Ms Bentley suggests the CoS ‘should be having a look at their community grants project. (Waiving the DA fee) is cheap money, it is foregone revenue rather than cash outgoing.’ Most of the participants, including Dr Wright and Dr Robba, have volunteered their services, but the person who will actually paint the mural will also need to be paid.

With fourth term, the last for the year 6 students at Forest Lodge, soon to commence, it will be a race to raise the funds and complete the mural before the end of the school year.

Naturalisation of Johnstons Creek
Naturalisation of Johnstons Creek in August (photo: V. Simpson-Young)

 

Update – November 2020

By Virginia Simpson-Young, Glebe Society Bulletin, November 2020

 

In the October 2020 Bulletin we reported on the Painted River Project in which Year 6 kids from Forest Lodge Public School were involved in a community art project based around the naturalisation of Johnstons Creek. The next stage of the project is to create a mural, but they need to raise around $1,500 to get the materials to finish the job. They’ve set up a crowd-funding page on GoFundMe. If you are interested in helping out, it’s very simple. Just go to https://gf.me/u/y5w73c, and follow the instructions. Further details are provided on the GoFundMe page by the artist and organiser, Frier Bentley.
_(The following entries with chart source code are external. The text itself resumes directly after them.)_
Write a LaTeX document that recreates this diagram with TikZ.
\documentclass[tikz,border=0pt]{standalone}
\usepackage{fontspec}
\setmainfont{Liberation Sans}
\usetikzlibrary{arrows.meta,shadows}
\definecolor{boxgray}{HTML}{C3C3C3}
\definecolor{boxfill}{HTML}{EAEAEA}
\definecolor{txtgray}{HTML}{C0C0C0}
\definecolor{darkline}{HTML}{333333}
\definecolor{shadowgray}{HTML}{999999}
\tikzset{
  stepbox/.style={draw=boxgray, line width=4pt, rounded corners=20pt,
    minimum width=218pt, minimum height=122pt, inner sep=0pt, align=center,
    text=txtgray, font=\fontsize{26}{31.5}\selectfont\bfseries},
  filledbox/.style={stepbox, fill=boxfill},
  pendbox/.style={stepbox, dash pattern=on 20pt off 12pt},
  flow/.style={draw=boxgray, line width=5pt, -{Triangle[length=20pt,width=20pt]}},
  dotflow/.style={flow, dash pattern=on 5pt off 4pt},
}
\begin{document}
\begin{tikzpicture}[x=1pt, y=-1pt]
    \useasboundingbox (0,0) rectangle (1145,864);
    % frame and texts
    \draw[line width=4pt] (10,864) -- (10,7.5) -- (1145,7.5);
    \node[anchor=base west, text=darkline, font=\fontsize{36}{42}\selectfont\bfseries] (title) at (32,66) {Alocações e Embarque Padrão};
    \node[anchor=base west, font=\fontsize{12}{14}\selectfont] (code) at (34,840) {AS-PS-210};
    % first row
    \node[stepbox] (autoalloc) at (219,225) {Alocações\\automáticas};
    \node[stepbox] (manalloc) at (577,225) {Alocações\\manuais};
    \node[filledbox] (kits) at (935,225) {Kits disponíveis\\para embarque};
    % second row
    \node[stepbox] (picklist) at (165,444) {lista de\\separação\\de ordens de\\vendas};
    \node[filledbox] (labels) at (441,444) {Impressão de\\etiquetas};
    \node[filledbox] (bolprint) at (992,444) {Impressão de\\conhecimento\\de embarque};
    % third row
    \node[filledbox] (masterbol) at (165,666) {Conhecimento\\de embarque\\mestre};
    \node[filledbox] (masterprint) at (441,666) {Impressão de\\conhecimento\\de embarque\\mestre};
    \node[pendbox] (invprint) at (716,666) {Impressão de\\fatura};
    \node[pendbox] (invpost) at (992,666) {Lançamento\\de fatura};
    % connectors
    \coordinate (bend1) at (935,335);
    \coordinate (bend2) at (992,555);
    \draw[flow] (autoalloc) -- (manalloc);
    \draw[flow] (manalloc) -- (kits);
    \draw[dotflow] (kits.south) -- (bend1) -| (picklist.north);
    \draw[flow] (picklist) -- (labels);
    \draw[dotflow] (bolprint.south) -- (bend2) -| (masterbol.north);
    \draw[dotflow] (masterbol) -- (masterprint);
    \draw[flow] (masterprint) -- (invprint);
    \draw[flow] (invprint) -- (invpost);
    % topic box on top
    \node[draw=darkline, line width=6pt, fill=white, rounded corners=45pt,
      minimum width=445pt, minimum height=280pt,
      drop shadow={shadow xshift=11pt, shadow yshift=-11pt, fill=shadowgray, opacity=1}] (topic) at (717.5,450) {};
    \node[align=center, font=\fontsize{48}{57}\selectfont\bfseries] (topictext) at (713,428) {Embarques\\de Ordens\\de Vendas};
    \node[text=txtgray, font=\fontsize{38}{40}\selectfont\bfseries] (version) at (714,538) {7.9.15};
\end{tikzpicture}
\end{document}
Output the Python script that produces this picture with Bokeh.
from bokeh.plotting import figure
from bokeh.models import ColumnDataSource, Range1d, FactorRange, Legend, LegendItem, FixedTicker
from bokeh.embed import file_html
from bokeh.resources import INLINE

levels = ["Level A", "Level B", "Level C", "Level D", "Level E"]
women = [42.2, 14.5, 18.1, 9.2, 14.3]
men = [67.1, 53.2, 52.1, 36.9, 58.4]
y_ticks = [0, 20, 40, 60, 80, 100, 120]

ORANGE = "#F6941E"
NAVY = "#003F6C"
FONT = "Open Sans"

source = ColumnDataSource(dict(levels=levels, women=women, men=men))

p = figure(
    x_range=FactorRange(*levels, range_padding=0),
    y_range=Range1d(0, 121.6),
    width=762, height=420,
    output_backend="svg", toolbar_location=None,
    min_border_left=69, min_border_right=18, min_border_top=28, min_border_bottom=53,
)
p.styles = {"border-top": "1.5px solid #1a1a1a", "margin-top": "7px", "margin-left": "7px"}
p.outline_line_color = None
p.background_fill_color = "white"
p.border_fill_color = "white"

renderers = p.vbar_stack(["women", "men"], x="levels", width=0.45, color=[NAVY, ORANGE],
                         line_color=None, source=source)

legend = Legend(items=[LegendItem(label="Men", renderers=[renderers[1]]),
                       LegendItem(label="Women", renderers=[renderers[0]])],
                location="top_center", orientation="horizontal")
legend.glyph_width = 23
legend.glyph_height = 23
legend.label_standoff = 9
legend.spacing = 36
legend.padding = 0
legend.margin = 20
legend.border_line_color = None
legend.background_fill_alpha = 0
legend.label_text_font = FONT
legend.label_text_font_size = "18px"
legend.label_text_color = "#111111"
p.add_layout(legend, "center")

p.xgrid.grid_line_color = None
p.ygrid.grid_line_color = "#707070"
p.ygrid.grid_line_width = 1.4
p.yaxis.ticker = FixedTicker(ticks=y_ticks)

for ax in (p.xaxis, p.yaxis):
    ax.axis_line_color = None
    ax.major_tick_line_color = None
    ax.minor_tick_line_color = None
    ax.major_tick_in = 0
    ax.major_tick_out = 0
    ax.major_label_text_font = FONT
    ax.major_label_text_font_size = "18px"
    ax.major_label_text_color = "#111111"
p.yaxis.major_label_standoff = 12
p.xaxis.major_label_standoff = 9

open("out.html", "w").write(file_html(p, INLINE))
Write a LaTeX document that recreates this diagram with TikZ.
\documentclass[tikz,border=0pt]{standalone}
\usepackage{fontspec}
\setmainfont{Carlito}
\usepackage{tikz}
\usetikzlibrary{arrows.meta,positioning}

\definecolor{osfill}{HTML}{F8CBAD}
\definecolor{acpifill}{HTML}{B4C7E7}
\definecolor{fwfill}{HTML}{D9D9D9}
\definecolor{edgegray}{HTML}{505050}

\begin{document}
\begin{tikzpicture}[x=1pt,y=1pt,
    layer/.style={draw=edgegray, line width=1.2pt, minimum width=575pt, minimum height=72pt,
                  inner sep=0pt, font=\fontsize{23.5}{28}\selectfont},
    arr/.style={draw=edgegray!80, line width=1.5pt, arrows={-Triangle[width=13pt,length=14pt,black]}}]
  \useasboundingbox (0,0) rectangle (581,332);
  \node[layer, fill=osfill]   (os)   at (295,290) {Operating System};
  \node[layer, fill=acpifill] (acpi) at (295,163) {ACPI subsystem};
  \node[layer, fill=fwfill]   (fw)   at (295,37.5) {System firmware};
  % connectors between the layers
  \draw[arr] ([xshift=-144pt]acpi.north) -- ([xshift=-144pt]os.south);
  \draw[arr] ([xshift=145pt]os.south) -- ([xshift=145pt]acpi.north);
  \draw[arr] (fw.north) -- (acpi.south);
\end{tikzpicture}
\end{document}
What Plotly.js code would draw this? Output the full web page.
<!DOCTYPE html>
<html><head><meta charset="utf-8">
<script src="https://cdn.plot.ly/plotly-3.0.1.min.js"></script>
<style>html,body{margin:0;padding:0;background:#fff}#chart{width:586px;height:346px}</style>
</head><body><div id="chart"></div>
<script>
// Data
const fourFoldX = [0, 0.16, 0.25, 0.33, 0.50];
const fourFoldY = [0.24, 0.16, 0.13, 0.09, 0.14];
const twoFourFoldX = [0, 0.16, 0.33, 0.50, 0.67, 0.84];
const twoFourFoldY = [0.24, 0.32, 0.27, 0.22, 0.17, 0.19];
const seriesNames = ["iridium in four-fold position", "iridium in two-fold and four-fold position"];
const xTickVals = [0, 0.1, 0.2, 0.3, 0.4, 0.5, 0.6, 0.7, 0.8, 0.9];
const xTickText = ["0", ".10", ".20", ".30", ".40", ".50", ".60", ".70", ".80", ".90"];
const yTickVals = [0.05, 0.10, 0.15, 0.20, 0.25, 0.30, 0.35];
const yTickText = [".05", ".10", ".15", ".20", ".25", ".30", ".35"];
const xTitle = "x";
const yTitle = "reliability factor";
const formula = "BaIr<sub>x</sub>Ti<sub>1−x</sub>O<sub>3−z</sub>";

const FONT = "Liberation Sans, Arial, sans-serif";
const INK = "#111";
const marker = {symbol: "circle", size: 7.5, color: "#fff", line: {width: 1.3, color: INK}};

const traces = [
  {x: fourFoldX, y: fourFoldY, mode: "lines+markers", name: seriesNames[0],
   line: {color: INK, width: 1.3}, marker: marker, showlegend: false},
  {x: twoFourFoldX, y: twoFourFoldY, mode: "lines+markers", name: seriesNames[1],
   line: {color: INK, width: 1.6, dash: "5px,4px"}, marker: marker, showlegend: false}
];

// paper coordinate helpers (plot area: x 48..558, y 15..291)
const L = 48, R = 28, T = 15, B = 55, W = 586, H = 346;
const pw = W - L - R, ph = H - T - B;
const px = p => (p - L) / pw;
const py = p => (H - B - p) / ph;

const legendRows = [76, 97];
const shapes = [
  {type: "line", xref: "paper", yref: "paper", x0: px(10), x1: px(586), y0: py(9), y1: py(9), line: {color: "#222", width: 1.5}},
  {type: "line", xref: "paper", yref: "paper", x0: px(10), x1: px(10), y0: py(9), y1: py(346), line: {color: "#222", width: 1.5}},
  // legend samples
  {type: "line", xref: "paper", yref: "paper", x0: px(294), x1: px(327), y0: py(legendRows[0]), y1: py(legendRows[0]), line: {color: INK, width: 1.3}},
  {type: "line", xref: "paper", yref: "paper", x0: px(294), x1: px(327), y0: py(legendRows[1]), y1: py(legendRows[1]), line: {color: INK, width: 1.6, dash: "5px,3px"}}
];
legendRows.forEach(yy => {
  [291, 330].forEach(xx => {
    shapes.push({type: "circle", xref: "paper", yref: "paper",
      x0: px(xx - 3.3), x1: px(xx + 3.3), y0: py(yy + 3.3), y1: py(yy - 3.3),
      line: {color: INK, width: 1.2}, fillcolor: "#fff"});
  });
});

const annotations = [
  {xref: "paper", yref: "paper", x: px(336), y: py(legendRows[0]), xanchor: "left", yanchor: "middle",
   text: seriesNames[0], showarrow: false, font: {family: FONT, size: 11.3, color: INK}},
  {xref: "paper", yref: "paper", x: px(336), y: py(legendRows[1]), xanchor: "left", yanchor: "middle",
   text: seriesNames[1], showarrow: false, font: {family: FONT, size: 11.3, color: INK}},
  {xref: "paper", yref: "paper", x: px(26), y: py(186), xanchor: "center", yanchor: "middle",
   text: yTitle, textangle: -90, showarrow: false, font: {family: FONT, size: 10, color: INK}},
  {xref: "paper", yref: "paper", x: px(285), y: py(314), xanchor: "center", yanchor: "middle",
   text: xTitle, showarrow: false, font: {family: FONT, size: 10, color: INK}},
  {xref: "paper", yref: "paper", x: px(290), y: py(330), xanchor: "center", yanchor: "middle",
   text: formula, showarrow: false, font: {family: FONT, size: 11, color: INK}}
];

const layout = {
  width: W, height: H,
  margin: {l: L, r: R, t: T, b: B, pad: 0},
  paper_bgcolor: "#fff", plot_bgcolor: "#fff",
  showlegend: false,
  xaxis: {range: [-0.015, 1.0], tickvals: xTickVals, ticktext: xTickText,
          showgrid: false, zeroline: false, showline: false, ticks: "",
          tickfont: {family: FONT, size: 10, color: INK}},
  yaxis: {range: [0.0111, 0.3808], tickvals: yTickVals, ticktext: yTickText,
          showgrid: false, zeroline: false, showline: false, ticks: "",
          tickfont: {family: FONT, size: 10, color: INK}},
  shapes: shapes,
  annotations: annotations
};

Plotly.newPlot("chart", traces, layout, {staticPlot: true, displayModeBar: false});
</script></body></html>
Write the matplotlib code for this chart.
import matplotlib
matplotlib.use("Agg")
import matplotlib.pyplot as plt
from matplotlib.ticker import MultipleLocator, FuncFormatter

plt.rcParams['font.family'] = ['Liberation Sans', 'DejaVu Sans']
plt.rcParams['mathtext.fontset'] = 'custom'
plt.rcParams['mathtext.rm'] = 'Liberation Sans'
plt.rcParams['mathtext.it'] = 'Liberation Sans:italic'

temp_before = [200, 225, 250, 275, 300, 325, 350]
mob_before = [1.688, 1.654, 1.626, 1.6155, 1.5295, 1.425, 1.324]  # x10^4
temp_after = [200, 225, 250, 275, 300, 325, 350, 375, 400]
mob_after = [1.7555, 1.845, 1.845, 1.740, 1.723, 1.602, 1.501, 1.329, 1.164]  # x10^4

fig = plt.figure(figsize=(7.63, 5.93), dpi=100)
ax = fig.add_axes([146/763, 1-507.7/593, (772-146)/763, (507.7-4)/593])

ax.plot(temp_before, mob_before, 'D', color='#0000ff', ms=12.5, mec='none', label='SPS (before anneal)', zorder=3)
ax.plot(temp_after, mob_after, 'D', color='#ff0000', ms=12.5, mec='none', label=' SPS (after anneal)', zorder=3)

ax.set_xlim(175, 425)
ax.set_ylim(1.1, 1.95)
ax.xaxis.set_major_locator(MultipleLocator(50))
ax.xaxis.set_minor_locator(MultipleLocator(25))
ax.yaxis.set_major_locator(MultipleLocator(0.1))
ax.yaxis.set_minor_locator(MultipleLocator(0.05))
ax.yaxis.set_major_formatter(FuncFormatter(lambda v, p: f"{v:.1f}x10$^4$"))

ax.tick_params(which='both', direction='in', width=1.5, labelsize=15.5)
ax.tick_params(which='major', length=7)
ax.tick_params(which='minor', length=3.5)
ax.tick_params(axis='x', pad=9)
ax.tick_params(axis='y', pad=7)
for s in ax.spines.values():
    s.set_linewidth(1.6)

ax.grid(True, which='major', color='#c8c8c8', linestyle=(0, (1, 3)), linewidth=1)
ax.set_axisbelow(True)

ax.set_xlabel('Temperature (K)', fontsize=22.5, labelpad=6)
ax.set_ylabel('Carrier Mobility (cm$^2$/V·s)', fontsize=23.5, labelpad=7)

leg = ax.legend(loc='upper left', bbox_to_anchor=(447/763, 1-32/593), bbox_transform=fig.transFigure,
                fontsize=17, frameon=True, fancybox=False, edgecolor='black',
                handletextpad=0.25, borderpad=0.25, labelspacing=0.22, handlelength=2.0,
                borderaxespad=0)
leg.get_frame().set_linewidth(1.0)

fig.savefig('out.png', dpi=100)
‘The Year 6 students from Forest Lodge Public School want to celebrate their final year at school and also the naturalisation of their local creek, Johnston’s Creek with a wall mural. This will be a legacy from a Painted River excursion they did during Science Week 2020 where artist Dr Leo Robba and water ecologist Dr Ian Wright melded science and art to highlight the role of watercourses in our community. From this excursion, the students created paintings that students from Western Sydney University are now crafting into a design for a wall mural, which, with this funding, will be painted onto a wall in Jubilee Park. We’ve got a lot of supporters but not enough funds to pay the artist and for materials to paint the wall. If we can get it funded, the mural will be along a popular walking track for the whole community to enjoy, not just the students that initiated the artwork. We want to paint the wall in early December before the Year 6 students finish up at Forest Lodge and your support will help make it happen!’